Do you know when I was younger, that along with being told to respond with “thank you” or “you’re welcome” in an almost-automatic manner, I was even taught to curtsy. (It might have been being brought up in Canada and the British influence for that one.)
I could go on and on with Mom’s words of wisdom, but I do know that when I got a little older, the suggestions added the words “a lady doesn’t ___________”; for example “always carry a hanky or a couple of Kleenex because a lady doesn’t sniffle.”
Today, these ideas are all so prim and proper, but I am glad I grew up knowing manners and how to act and dress appropriately without the benefit of a fancy-schmancy finishing school.

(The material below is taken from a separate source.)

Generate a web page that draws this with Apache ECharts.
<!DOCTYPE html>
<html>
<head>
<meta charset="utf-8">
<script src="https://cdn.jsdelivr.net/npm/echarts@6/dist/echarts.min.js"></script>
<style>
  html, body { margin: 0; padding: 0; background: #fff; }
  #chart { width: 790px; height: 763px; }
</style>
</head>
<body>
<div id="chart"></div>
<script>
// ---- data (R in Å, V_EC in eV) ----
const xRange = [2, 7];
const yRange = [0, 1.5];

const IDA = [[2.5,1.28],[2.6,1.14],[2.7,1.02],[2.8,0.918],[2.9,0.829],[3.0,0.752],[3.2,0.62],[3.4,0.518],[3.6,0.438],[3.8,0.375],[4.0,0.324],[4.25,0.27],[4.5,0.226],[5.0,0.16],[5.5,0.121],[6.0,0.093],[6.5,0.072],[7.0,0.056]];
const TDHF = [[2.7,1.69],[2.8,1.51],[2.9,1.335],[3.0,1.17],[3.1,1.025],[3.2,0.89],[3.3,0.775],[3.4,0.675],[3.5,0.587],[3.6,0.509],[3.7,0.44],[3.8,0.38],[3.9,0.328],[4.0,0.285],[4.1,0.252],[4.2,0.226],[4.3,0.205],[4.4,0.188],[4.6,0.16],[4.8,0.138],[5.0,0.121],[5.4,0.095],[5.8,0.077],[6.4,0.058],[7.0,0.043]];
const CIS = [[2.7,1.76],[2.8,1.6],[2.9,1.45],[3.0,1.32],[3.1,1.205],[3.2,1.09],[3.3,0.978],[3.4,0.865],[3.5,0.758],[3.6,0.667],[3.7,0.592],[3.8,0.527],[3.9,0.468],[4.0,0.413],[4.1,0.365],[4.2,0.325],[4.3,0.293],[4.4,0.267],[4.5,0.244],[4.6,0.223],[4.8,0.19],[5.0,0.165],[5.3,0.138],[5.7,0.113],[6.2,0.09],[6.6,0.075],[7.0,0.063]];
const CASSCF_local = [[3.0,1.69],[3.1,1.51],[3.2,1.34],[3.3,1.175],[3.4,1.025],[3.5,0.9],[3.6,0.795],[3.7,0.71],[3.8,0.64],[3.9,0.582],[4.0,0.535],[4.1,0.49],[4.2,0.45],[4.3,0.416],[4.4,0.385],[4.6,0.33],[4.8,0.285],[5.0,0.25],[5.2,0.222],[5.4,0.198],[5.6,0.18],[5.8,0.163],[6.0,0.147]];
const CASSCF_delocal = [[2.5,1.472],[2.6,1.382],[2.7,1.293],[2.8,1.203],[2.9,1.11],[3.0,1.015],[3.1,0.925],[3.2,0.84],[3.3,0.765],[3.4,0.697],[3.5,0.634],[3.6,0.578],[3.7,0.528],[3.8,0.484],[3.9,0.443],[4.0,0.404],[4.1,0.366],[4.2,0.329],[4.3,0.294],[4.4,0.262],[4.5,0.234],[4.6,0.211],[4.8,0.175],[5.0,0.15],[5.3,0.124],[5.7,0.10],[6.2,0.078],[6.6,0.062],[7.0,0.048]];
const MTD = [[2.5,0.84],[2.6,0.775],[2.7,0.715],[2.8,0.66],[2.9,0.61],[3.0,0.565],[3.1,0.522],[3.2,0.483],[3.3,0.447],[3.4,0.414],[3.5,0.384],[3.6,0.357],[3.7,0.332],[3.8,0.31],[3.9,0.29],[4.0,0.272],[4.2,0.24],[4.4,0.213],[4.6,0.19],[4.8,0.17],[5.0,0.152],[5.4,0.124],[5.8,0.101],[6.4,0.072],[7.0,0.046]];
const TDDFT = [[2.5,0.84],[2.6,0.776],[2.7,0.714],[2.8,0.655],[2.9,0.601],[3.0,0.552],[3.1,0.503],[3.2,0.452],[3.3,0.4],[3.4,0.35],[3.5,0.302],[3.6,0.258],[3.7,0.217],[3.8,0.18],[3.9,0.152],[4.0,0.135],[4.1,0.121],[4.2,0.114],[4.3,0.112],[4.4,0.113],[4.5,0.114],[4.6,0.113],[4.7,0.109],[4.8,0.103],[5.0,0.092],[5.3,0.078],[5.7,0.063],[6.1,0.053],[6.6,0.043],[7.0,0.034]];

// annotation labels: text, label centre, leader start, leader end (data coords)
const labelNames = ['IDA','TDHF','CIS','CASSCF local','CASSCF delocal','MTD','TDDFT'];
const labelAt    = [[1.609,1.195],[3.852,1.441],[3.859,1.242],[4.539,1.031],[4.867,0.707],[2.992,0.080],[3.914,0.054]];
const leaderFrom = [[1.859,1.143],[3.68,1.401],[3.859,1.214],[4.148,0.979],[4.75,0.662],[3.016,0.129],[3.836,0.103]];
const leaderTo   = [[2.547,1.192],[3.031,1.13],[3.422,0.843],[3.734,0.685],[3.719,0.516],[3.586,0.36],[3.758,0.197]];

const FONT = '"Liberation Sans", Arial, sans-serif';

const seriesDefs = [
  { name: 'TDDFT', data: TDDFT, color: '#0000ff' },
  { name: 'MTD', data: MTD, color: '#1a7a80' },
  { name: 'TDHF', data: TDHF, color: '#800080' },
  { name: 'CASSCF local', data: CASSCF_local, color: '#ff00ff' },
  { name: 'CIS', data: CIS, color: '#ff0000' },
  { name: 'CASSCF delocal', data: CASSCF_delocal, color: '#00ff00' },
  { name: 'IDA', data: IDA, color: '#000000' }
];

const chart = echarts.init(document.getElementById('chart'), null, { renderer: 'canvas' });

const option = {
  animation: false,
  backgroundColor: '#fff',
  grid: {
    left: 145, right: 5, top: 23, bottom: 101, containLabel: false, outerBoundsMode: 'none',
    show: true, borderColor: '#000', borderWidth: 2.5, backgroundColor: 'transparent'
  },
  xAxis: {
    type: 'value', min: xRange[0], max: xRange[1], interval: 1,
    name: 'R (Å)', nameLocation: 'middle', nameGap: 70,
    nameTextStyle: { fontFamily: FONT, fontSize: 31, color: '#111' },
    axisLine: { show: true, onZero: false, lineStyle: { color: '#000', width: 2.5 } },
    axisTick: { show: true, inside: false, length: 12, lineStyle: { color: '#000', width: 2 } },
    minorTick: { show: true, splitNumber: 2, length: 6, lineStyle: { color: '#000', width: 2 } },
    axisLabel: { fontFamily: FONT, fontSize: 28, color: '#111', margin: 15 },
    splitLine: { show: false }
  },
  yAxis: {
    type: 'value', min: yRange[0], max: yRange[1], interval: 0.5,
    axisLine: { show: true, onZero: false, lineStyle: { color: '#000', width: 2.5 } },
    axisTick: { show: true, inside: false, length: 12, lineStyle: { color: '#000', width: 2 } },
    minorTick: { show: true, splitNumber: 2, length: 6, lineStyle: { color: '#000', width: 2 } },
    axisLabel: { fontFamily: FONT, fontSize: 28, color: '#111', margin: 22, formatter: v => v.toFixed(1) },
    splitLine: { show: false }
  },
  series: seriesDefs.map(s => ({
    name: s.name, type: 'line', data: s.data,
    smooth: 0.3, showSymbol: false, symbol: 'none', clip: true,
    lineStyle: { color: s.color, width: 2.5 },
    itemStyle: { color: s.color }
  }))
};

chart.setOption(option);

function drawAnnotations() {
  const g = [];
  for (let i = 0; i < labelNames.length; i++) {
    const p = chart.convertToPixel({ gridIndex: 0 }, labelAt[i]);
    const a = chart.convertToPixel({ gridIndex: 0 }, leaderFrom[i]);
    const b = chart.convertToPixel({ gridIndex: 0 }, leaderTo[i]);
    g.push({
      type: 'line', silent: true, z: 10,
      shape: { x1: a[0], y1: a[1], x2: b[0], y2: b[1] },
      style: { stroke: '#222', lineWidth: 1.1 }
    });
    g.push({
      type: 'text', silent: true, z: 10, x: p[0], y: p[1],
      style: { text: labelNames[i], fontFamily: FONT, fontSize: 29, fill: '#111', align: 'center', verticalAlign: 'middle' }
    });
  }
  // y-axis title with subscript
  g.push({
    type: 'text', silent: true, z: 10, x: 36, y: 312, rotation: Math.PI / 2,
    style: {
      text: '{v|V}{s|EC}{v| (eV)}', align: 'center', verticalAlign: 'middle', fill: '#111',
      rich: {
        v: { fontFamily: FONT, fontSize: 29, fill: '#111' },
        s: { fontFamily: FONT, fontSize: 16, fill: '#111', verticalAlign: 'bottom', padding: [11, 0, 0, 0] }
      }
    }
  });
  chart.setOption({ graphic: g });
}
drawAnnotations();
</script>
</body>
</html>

Here is a look demonstrating how “a lady should always look prim and proper.” Oh my – the folded hands encased in white gloves … I looked three times my actual age.

She’d tell me “a lady always wears a hat to church.” So I did.

Mom would admonish me big-time today because she said “a lady always carries a purse” …

… nowadays my purses are all packed away and I stuff my stuff into a polar fleece vest with zippered pockets in Winter, a fisherman’s vest in Summer and a fanny pack the rest of the time.
I was told early on that “a lady doesn’t slouch and always sits up straight in a chair and especially at the dinner table” but I guess that rule didn’t apply to babies.

When I began feeding myself, I got a Little Miss Muffet spoon and was told to pretend my dish was a clock and to “eat around the clock” and if I didn’t eat my first course, I got no dessert. So, I always finished my food. Oh yes, I was told “a lady never chews with her mouth open” though it was pretty difficult to finish off a corncob neatly, especially when you were likely missing half your baby teeth.

I guess this was before Mom suggested “a lady always sits with her ankles crossed” but then she sat the same way, so perhaps the apple doesn’t fall far from the tree.


Did your mom tell you to always make sure you looked in the mirror before you left the house because “a lady always should always look neat and polished” … this was years ago at a family friend’s cottage – I guess I threw caution to the wind here?

And speaking of looking good when you’re dressed up, Mom said “a lady smooths down her dress, so she doesn’t have wrinkles when she stands up” … hmm, how does one smooth down a frilly dress with a stiff and scratchy net crinoline that is all poofed out underneath the dress?

Or this dress where Mom threaded a gizmo that looked like an embroidery hoop at the hem? I hope I wasn’t wearing patent leather shoes that day. Just thinking that it’s a wonder a stiff wind did not send me airborne à la Mary Poppins!

I’m sure there are loads more fun remembrances to share … I know I carry a ton of them in my head … and in my heart.
Yesterday I passed a nearby church on my way to the 5K event. That church has been there for decades and often has a sign with a message pertaining to a holiday or special event … I usually glance at it. I saw the message as I drove past and when I got home, I walked over and took a picture of the sign as I knew it fit today’s post to a “T” and I’m sure you will agree.

I am sure if Mom would have made all her words of wisdom into a song, it would have been similar to Lee Ann Womack’s “I Hope You Dance”.
This was a long post and if you’re still with me as I meandered through the memories and the years, I’ll say thank you and also will tell you “Happy Mother’s Day” if it applies.